Equities meanwhile have continued to rise in the process which has surprised a lot of the pros. Many traders expected equities to move to the downside when the dollar started to soar. To date this hasn't been the case.
IMO, the one thing that has defined the stock market during this meltdown is the contrarion way in which it moves. It consistently yins when it should yang. Assets that should collapse rise and sometimes even soar.
The examples of this are endless:
- Commercial real estate
- Fannie (FNM), Freddie (FRE), AIG
- Junk Bonds
- Treasuries (until today)
I could go on and on but I will leave it there. You can thank the speculators for these unrealistic ridiculously inflated values!
Recently (while I have been watching the stock and bond markets) I have been asking myself: Where is all of the money coming from to support both bonds and stocks like this? The only answer I could even think of was that Europe might be fleeing to the safety of US investments as a result of their sovereign debt issues.

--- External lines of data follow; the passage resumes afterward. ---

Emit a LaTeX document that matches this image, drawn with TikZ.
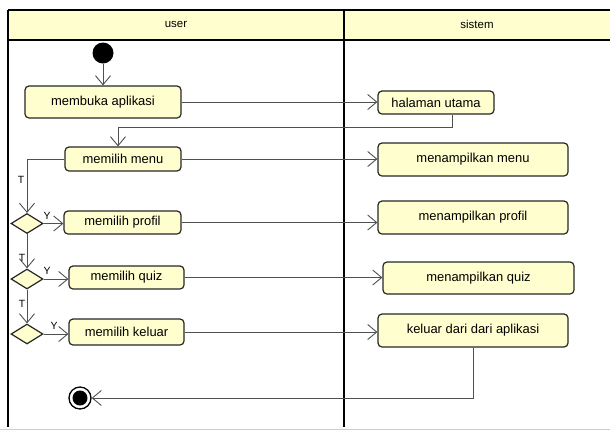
\documentclass[tikz,border=0pt]{standalone}
\usepackage{fontspec}
\setmainfont{Liberation Sans}
\usetikzlibrary{arrows.meta,shapes.geometric}
\definecolor{umlfill}{HTML}{FEFECE}
\definecolor{lineg}{HTML}{505050}
\tikzset{
  act/.style={draw=black!85, line width=1.2bp, fill=umlfill, rounded corners=4bp, inner sep=0pt, font=\fontsize{13}{15}\selectfont},
  dec/.style={draw=black!85, line width=1.2bp, fill=umlfill, diamond, inner sep=0pt, minimum width=32bp, minimum height=20bp, aspect=1.6},
  flow/.style={draw=lineg, line width=0.9bp, -{Straight Barb[length=9bp,width=15bp,line width=0.9bp]}},
  lbl/.style={font=\fontsize{10.5}{12}\selectfont, inner sep=0pt},
  lane/.style={draw=black, line width=2bp}
}
\begin{document}
\begin{tikzpicture}[x=1bp,y=-1bp]
\useasboundingbox (0,0) rectangle (610,430);
% swimlanes
\fill[umlfill] (8,10) rectangle (615,40);
\draw[black, line width=1.5bp] (8,10) -- (615,10);
\draw[black, line width=1.5bp] (8,40) -- (615,40);
\draw[lane] (8,10) -- (8,427);
\draw[lane] (344,10) -- (344,427);
\draw[black!20, line width=1bp] (0,429) -- (610,429);
\node[font=\fontsize{11.5}{13}\selectfont] (huser) at (176,24) {user};
\node[font=\fontsize{11.5}{13}\selectfont] (hsys) at (477,24) {sistem};
% nodes
\node[circle, fill=black, minimum size=21bp, inner sep=0pt] (start) at (103,53) {};
\node[act, minimum width=156bp, minimum height=32bp] (buka) at (103,102) {membuka aplikasi};
\node[act, minimum width=116bp, minimum height=23bp] (utama) at (436,102.5) {halaman utama};
\node[act, minimum width=116bp, minimum height=24bp] (menu) at (123,159) {memilih menu};
\node[act, minimum width=190bp, minimum height=33bp] (tmenu) at (473,159.5) {menampilkan menu};
\node[dec] (d1) at (27,223.5) {};
\node[act, minimum width=117bp, minimum height=23bp] (profil) at (122.5,222.5) {memilih profil};
\node[act, minimum width=190bp, minimum height=33bp] (tprofil) at (473,217.5) {menampilkan profil};
\node[dec] (d2) at (27,279) {};
\node[act, minimum width=115bp, minimum height=23bp] (quiz) at (126.5,277.5) {memilih quiz};
\node[act, minimum width=191bp, minimum height=32bp] (tquiz) at (478.5,278) {menampilkan quiz};
\node[dec] (d3) at (27,334) {};
\node[act, minimum width=115bp, minimum height=26bp] (keluar) at (126.5,332) {memilih keluar};
\node[act, minimum width=190bp, minimum height=33bp] (tkeluar) at (473,330.5) {keluar dari dari aplikasi};
\node[circle, draw=black, line width=1.3bp, fill=white, minimum size=22bp, inner sep=0pt] (end) at (80,398) {};
\fill[black] (end.center) circle (7.5bp);
% coordinates for bends
\coordinate (u1) at (452,127);
\coordinate (u2) at (118,127);
\coordinate (m1) at (27,159);
\coordinate (k1) at (473,398);
% connectors
\draw[flow] (start) -- (buka);
\draw[flow] (buka.east) -- (utama.west |- buka.east);
\draw[flow] (utama.south -| u1) -- (u1) -- (u2) -- (u2 |- menu.north);
\draw[flow] (menu.west) -- (m1) -- (d1.north);
\draw[flow] (menu.east) -- (tmenu.west |- menu.east);
\draw[flow] (d1.east) -- (profil.west |- d1.east);
\draw[flow] (profil.east) -- (tprofil.west |- profil.east);
\draw[flow] (d1.south) -- (d2.north);
\draw[flow] (d2.east) -- (quiz.west |- d2.east);
\draw[flow] (quiz.east) -- (tquiz.west |- quiz.east);
\draw[flow] (d2.south) -- (d3.north);
\draw[flow] (d3.east) -- (keluar.west |- d3.east);
\draw[flow] (keluar.east) -- (tkeluar.west |- keluar.east);
\draw[flow] (tkeluar.south) -- (k1) -- (end.east);
% labels
\node[lbl] (t1) at (21,180) {T};
\node[lbl] (y1) at (47,216) {Y};
\node[lbl] (t2) at (22,258) {T};
\node[lbl] (y2) at (47,271) {Y};
\node[lbl] (t3) at (22,304) {T};
\node[lbl] (y3) at (54,326) {Y};
\end{tikzpicture}
\end{document}
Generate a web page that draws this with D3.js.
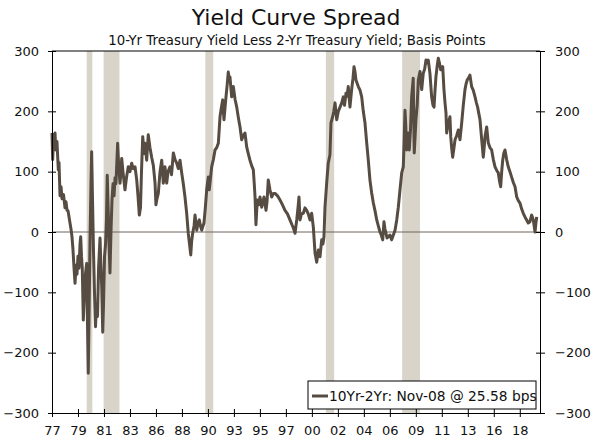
<!DOCTYPE html>
<html>
<head>
<meta charset="utf-8">
<script src="https://cdn.jsdelivr.net/npm/d3@7"></script>
<style>
  body { margin: 0; background: #fff; }
  svg text { font-family: "DejaVu Sans", Verdana, sans-serif; }
</style>
</head>
<body>
<svg id="chart" width="600" height="445"></svg>
<script>
// 10yr - 2yr spread, basis points (decimal years)
const spreadDates = [
  1976.93,1976.99,1977.06,1977.20,1977.26,1977.37,1977.42,1977.49,1977.55,1977.64,1977.73,1977.82,1977.95,
  1978.08,1978.17,1978.26,1978.35,1978.48,1978.61,1978.70,1978.79,1978.88,1978.97,
  1979.05,1979.14,1979.23,1979.32,1979.41,1979.47,1979.54,1979.61,1979.70,1979.81,1979.89,
  1980.00,1980.07,1980.14,1980.20,1980.29,1980.38,1980.44,1980.51,1980.60,1980.69,1980.78,1980.87,1980.96,
  1981.05,1981.18,1981.25,1981.33,1981.42,1981.49,1981.58,1981.67,1981.75,1981.82,1981.90,1981.98,
  1982.06,1982.15,1982.24,1982.33,1982.42,1982.51,1982.59,1982.74,1982.83,1982.95,
  1983.04,1983.10,1983.21,1983.39,1983.52,1983.68,1983.83,1983.98,
  1984.12,1984.28,1984.43,1984.54,1984.66,1984.76,1984.85,1984.96,
  1985.07,1985.16,1985.31,1985.45,1985.60,1985.75,1985.90,
  1986.05,1986.13,1986.22,1986.34,1986.49,1986.64,1986.78,1986.93,
  1987.08,1987.20,1987.37,1987.51,1987.67,1987.82,1987.97,
  1988.11,1988.26,1988.41,1988.55,1988.70,1988.85,1988.99,
  1989.10,1989.21,1989.29,1989.38,1989.50,1989.59,1989.74,1989.85,1989.97,
  1990.07,1990.18,1990.29,1990.38,1990.50,1990.62,1990.76,1990.85,1990.96,
  1991.06,1991.21,1991.36,1991.51,1991.65,1991.73,1991.80,1991.91,
  1992.04,1992.15,1992.24,1992.33,1992.44,1992.53,1992.61,1992.68,1992.83,1992.98,
  1993.13,1993.28,1993.42,1993.57,1993.72,1993.86,
  1994.01,1994.16,1994.30,1994.45,1994.60,1994.75,1994.83,1994.90,1994.98,
  1995.10,1995.21,1995.34,1995.49,1995.60,1995.69,1995.87,1995.96,
  1996.07,1996.22,1996.37,1996.52,1996.67,1996.89,
  1997.11,1997.33,1997.55,1997.77,1997.99,
  1998.17,1998.29,1998.44,1998.59,1998.70,1998.79,1998.88,
  1999.01,1999.17,1999.32,1999.47,1999.61,1999.76,1999.91,
  2000.06,2000.14,2000.21,2000.36,2000.50,2000.65,2000.80,2000.91,
  2001.00,2001.09,2001.24,2001.38,2001.53,2001.62,2001.77,2001.87,2001.98,
  2002.13,2002.27,2002.42,2002.57,2002.71,2002.82,2002.95,
  2003.04,2003.15,2003.30,2003.45,2003.57,2003.66,2003.75,2003.83,
  2004.04,2004.19,2004.34,2004.48,2004.63,2004.78,2004.92,
  2005.07,2005.22,2005.37,2005.52,2005.67,2005.81,2005.96,
  2006.07,2006.20,2006.31,2006.40,2006.49,2006.58,2006.69,2006.84,2006.99,
  2007.14,2007.29,2007.44,2007.58,2007.73,2007.88,
  2008.02,2008.10,2008.17,2008.23,2008.32,2008.39,2008.46,2008.55,2008.66,2008.76,2008.90,2008.99,
  2009.07,2009.14,2009.25,2009.35,2009.50,2009.65,2009.72,2009.79,2009.91,
  2010.03,2010.14,2010.23,2010.38,2010.53,2010.65,2010.74,2010.83,2010.91,
  2011.02,2011.12,2011.22,2011.33,2011.51,2011.62,2011.71,2011.80,2011.86,
  2012.00,2012.15,2012.22,2012.30,2012.39,2012.51,2012.60,2012.75,2012.89,
  2013.04,2013.19,2013.33,2013.48,2013.57,2013.68,2013.79,2013.92,
  2014.07,2014.21,2014.37,2014.48,2014.60,2014.72,2014.81,2014.96,
  2015.10,2015.18,2015.25,2015.40,2015.54,2015.69,2015.84,2015.99,
  2016.14,2016.29,2016.43,2016.53,2016.64,2016.73,2016.82,2016.91,
  2017.02,2017.17,2017.31,2017.46,2017.61,2017.76,2017.91,
  2018.06,2018.20,2018.35,2018.50,2018.64,2018.79,2018.94,
  2019.08,2019.23,2019.38,2019.53,2019.68,2019.76,2019.83
];
const spreadBps = [
  164,120,150,164,136,150,130,103,115,60,75,55,62,
  40,50,36,35,20,5,-8,-30,-60,-85,
  -55,-70,-40,-60,-20,-8,-40,-60,-146,-100,-70,
  -52,-150,-234,-150,-20,80,133,60,-30,-100,-157,-120,-140,
  -60,-10,-50,-91,-166,-120,-40,-20,20,94,40,-20,
  -68,0,53,80,60,90,80,147,110,81,
  100,122,100,70,90,108,100,114,
  105,108,86,60,28,40,100,158,
  130,147,119,161,140,124,110,
  81,45,55,64,100,119,81,108,
  81,100,108,95,131,120,114,
  105,119,98,80,58,31,-2,
  -20,-38,-15,-2,10,28,3,15,20,
  10,3,10,15,40,70,91,70,90,
  108,120,136,140,147,170,191,205,
  219,186,205,224,245,265,255,257,224,241,
  220,207,190,174,153,160,
  164,141,130,119,110,103,80,58,12,
  53,45,58,41,50,58,36,50,
  86,70,58,64,64,60,
  53,45,36,30,20,
  12,7,-2,20,40,58,20,
  30,31,40,36,30,20,31,
  8,-15,-35,-50,-30,-41,-13,-20,
  -8,41,81,114,128,181,191,200,214,
  186,200,207,214,224,210,230,
  225,241,207,236,255,274,265,252,
  241,235,224,200,181,148,120,
  86,65,48,35,20,10,0,
  -5,-13,17,5,-2,-10,-8,-5,-13,
  -5,3,20,41,70,98,
  108,153,202,180,136,150,164,136,170,224,255,131,
  160,186,210,252,266,236,250,263,270,
  285,280,285,263,224,210,207,235,257,
  275,288,280,269,274,236,215,197,164,
  180,191,158,140,124,140,153,160,169,
  153,181,210,236,245,252,255,260,
  241,235,224,215,207,195,186,153,
  124,140,158,174,148,140,136,120,
  108,102,98,85,75,100,119,130,
  136,120,108,100,91,82,75,
  58,52,48,38,31,25,20,
  15,17,28,20,0,15,25
];

// recessions (shaded)
const recessionStart = [1980.00, 1981.50, 1990.50, 2001.17, 2007.92];
const recessionEnd   = [1980.50, 1982.90, 1991.20, 2001.90, 2009.50];

const yTicks = [-300, -200, -100, 0, 100, 200, 300];
const xTickLabels = ['77','79','81','83','86','88','90','93','95','97',
                     '00','02','04','06','09','11','13','16','18'];
const xStart = 1976.93, xEnd = 2020.12, xTickStep = 2.3;

const legendText = '10Yr-2Yr: Nov-08 @ 25.58 bps';

const W = 600, H = 445;
const margin = {top: 51, right: 60, bottom: 32, left: 52};
const LINE = '#574c42', SHADE = '#d8d4ca', FS = 13;

const svg = d3.select('#chart');

const x = d3.scaleLinear().domain([xStart, xEnd]).range([margin.left, W - margin.right]);
const y = d3.scaleLinear().domain([-300, 300]).range([H - margin.bottom, margin.top]);

// titles
svg.append('text')
  .attr('x', 296).attr('y', 25)
  .attr('text-anchor', 'middle')
  .style('font-size', '22px').attr('fill', '#111')
  .text('Yield Curve Spread');
svg.append('text')
  .attr('x', 297).attr('y', 44.5)
  .attr('text-anchor', 'middle')
  .style('font-size', '13.3px').attr('fill', '#111')
  .text('10-Yr Treasury Yield Less 2-Yr Treasury Yield; Basis Points');

// recession bars
svg.append('g').selectAll('rect')
  .data(recessionStart)
  .enter().append('rect')
    .attr('x', d => x(d))
    .attr('width', (d, i) => x(recessionEnd[i]) - x(d))
    .attr('y', y(300))
    .attr('height', y(-300) - y(300))
    .attr('fill', SHADE);

// zero line
svg.append('line')
  .attr('x1', x(xStart)).attr('x2', x(xEnd))
  .attr('y1', y(0)).attr('y2', y(0))
  .attr('stroke', '#6f655c').attr('stroke-width', 1);

// the spread
const pts = spreadDates.map((d, i) => [d, spreadBps[i]]);
svg.append('path')
  .datum(pts)
  .attr('fill', 'none')
  .attr('stroke', LINE)
  .attr('stroke-width', 3)
  .attr('stroke-linejoin', 'round')
  .attr('d', d3.line().x(d => x(d[0])).y(d => y(d[1])));

// axes (ticks cross the axis line)
function styleAxis(g) {
  g.selectAll('text').style('font-size', FS + 'px').attr('fill', '#111');
  g.selectAll('line').attr('stroke', '#000');
  g.select('.domain').attr('stroke', '#000');
}

svg.append('g')
  .attr('transform', `translate(${margin.left},0)`)
  .call(d3.axisLeft(y).tickValues(yTicks).tickSize(4).tickSizeOuter(0).tickPadding(9))
  .call(styleAxis)
  .call(g => g.selectAll('.tick line').attr('x1', 4));

svg.append('g')
  .attr('transform', `translate(${W - margin.right},0)`)
  .call(d3.axisRight(y).tickValues(yTicks).tickSize(5).tickSizeOuter(0).tickPadding(10))
  .call(styleAxis)
  .call(g => g.selectAll('.tick line').attr('x1', -4));

const xTicks = xTickLabels.map((t, i) => xStart + i * xTickStep);
svg.append('g')
  .attr('transform', `translate(0,${H - margin.bottom})`)
  .call(d3.axisBottom(x).tickValues(xTicks).tickFormat((d, i) => xTickLabels[i])
        .tickSize(4).tickSizeOuter(0).tickPadding(9))
  .call(styleAxis)
  .call(g => g.selectAll('.tick line').attr('y1', -4));

// top border
svg.append('line')
  .attr('x1', x(xStart)).attr('x2', x(xEnd))
  .attr('y1', y(300)).attr('y2', y(300))
  .attr('stroke', '#000');

// legend
const leg = svg.append('g').attr('transform', 'translate(308,381)');
leg.append('rect')
  .attr('width', 228).attr('height', 28)
  .attr('fill', '#fff').attr('stroke', '#000').attr('stroke-width', 1);
leg.append('line')
  .attr('x1', 4).attr('x2', 20).attr('y1', 15).attr('y2', 15)
  .attr('stroke', LINE).attr('stroke-width', 3);
leg.append('text')
  .attr('x', 21).attr('y', 20)
  .style('font-size', '13.8px').attr('fill', '#111')
  .text(legendText);
</script>
</body>
</html>
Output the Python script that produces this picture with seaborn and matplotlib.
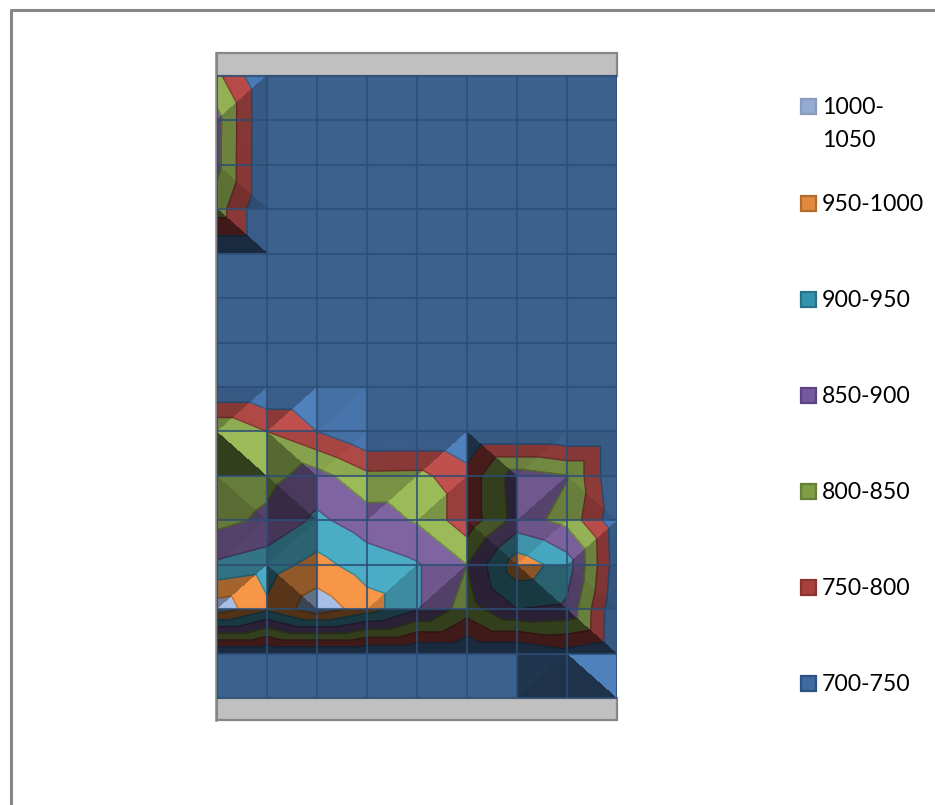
import numpy as np
import matplotlib
matplotlib.use("Agg")
import matplotlib.pyplot as plt
import matplotlib.tri as mtri
from matplotlib.lines import Line2D
from matplotlib.patches import Rectangle
import seaborn as sns

# Surface height along each series column, top row first
col_0 = [812, 865, 863, 824, 700, 700, 700, 700, 846, 815, 834, 908, 1030, 700, 700]
col_1 = [700, 700, 700, 700, 700, 700, 700, 700, 800, 835, 860, 928, 960, 700, 700]
col_2 = [700, 700, 700, 700, 700, 700, 700, 700, 750, 870, 910, 967, 1031, 700, 700]
col_3 = [700, 700, 700, 700, 700, 700, 700, 700, 700, 812, 875, 925, 975, 700, 700]
col_4 = [700, 700, 700, 700, 700, 700, 700, 700, 700, 814, 845, 905, 905, 700, 700]
col_5 = [700, 700, 700, 700, 700, 700, 700, 700, 700, 770, 770, 850, 825, 700, 700]
col_6 = [700, 700, 700, 700, 700, 700, 700, 700, 700, 875, 870, 980, 900, 700, 700]
col_7 = [700, 700, 700, 700, 700, 700, 700, 700, 700, 852, 835, 925, 890, 730, 700]
col_8 = [700, 700, 700, 700, 700, 700, 700, 700, 700, 700, 715, 720, 705, 700, 700]

band_edges = [700, 750, 800, 850, 900, 950, 1000, 1050]
legend_labels = ["1000-\n1050", "950-1000", "900-950", "850-900", "800-850", "750-800", "700-750"]
band_hex = ["#4F81BD", "#C0504D", "#9BBB59", "#8064A2", "#4BACC6", "#F79646", "#A7BFE8"]
line_hex = ["#3A6496", "#943B38", "#75903F", "#5F4A7C", "#2F8AA3", "#C97428", "#8094BC"]
swatch_hex = ["#94ABD2", "#E08A40", "#3494AE", "#7559A0", "#7F9E47", "#A8403D", "#3E6A9F"]
swatch_edge = ["#8A9ABB", "#B36A2B", "#2A7186", "#5D4480", "#66803A", "#8A3331", "#2E5280"]

sns.set_theme(style="white")
plt.rcParams["font.family"] = ["Lato", "DejaVu Sans"]

surface = np.array([col_0, col_1, col_2, col_3, col_4, col_5, col_6, col_7, col_8], float)
n_cols, n_rows = surface.shape

fig = plt.figure(figsize=(9.35, 8.05), dpi=100)
W, H = 935.0, 805.0
ax = fig.add_axes([217 / W, 1 - 720 / H, 400 / W, 667 / H])
cell_w, cell_h = 50.0, 622.0 / 14

# Split every cell along its higher diagonal, the way a surface folds over a ridge
xx, yy = np.meshgrid(np.arange(n_cols), np.arange(n_rows), indexing="ij")
node = lambda i, j: i * n_rows + j
tris = []
for i in range(n_cols - 1):
    for j in range(n_rows - 1):
        tl, tr, bl, br = node(i, j), node(i + 1, j), node(i, j + 1), node(i + 1, j + 1)
        if surface[i, j] + surface[i + 1, j + 1] >= surface[i + 1, j] + surface[i, j + 1]:
            tris += [(tl, bl, br), (tl, tr, br)]
        else:
            tris += [(tl, tr, bl), (tr, bl, br)]
tris = np.array(tris)
x_flat, y_flat, z_flat = xx.ravel().astype(float), yy.ravel().astype(float), surface.ravel()
mesh = mtri.Triangulation(x_flat, y_flat, tris)

# Filled bands and their outlines
levels = list(band_edges)
levels[0] = min(z_flat.min(), band_edges[0]) - 1
ax.tricontourf(mesh, z_flat, levels=levels, colors=sns.color_palette(band_hex), zorder=2)
ax.tricontour(mesh, z_flat, levels=band_edges[1:], colors=line_hex[:len(band_edges) - 1],
              linewidths=1.1, zorder=3)

# Facet lighting: a Lambert term per triangle, rasterised as a black veil so that
# neighbouring facets share no overlapping edge pixels
light = np.array([0.5, 0.5, 0.7])
relief = 0.6
veil = np.zeros(len(tris))
for k, t in enumerate(tris):
    a = np.c_[x_flat[t] * cell_w, y_flat[t] * cell_h, np.ones(3)]
    zx, zy, _ = np.linalg.solve(a, z_flat[t])
    if abs(zx) + abs(zy) < 1e-9:
        shade = 0.7
    else:
        normal = np.array([-zx, zy, relief])
        shade = normal @ light / np.linalg.norm(normal)
    if shade >= 0.7:
        factor = min(0.75 + (shade - 0.7) * 0.25 / 0.15, 1.0)
    else:
        factor = 0.75 - (0.7 - max(shade, 0.0)) * 0.42 / 0.7
    veil[k] = 1 - factor

px_x = (np.arange(400) + 0.5) / cell_w
px_y = (np.arange(622) + 0.5) / cell_h
gx, gy = np.meshgrid(px_x, px_y)
which = mesh.get_trifinder()(gx, gy)
veil_rgba = np.zeros(gx.shape + (4,))
veil_rgba[..., 3] = np.where(which >= 0, veil[which], 0.0)
ax.imshow(veil_rgba, extent=(0, n_cols - 1, n_rows - 1, 0), aspect="auto",
          interpolation="nearest", zorder=4)

# Grid over the surface
ax.hlines(np.arange(n_rows), 0, n_cols - 1, color="#2C4D75", alpha=0.8, lw=1.5, zorder=5)
ax.vlines(np.arange(n_cols), 0, n_rows - 1, color="#2C4D75", alpha=0.8, lw=1.5, zorder=5)

# Grey walls above and below the surface
top_lim, bottom_lim = -23 / cell_h, 14 + 22 / cell_h
ax.set_xlim(0, n_cols - 1)
ax.set_ylim(bottom_lim, top_lim)
for y0, y1 in [(top_lim, 0), (n_rows - 1, bottom_lim)]:
    ax.add_patch(Rectangle((0, y0), n_cols - 1, y1 - y0, facecolor="#C0C0C0",
                           edgecolor="#868686", lw=1.6, zorder=1, clip_on=False))
ax.set_xticks([])
ax.set_yticks([])
sns.despine(ax=ax, top=True, right=True, bottom=True, left=False)
ax.spines["left"].set_color("#868686")
ax.spines["left"].set_linewidth(1.8)
ax.spines["left"].set_position(("outward", 1))
ax.patch.set_alpha(0)

# Chart frame, open towards the right and bottom
fig.add_artist(Line2D([10.5 / W, 1], [1 - 10.5 / H] * 2, color="#868686", lw=2.2))
fig.add_artist(Line2D([10.5 / W] * 2, [0, 1 - 10 / H], color="#868686", lw=2.2))

# Legend entries
swatch_tops = [98, 195, 291, 387, 483, 579, 675]
for label, top, fc, ec in zip(legend_labels, swatch_tops, swatch_hex, swatch_edge):
    fig.add_artist(Rectangle((801 / W, 1 - (top + 16) / H), 15 / W, 15 / H,
                             facecolor=fc, edgecolor=ec, lw=1.6, transform=fig.transFigure))
    fig.text(822 / W, 1 - (top - 1) / H, label, fontsize=16.6, va="top", ha="left",
             color="#000000", linespacing=1.72)

fig.savefig("out.png", dpi=100)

I concluded that there was no way it was sustainable and today we got some confirmation of this. We should also realize that one day does not make a trend. Especially in this whacky market!
Keep a close eye on the bond market as the Fed begins to pull out of MBS and Treasuries.
If appears that the bond vigilantes might begin to do their job. Health care reform may have been the straw that broke the camel's back. If you are in the long bond for yield, you might want to consider shorting Treasuries via TBT as a hedge.
Fasten your seatbelts folks! Things are about to get very interesting.
Disclosure: Long TBT in longer term accounts.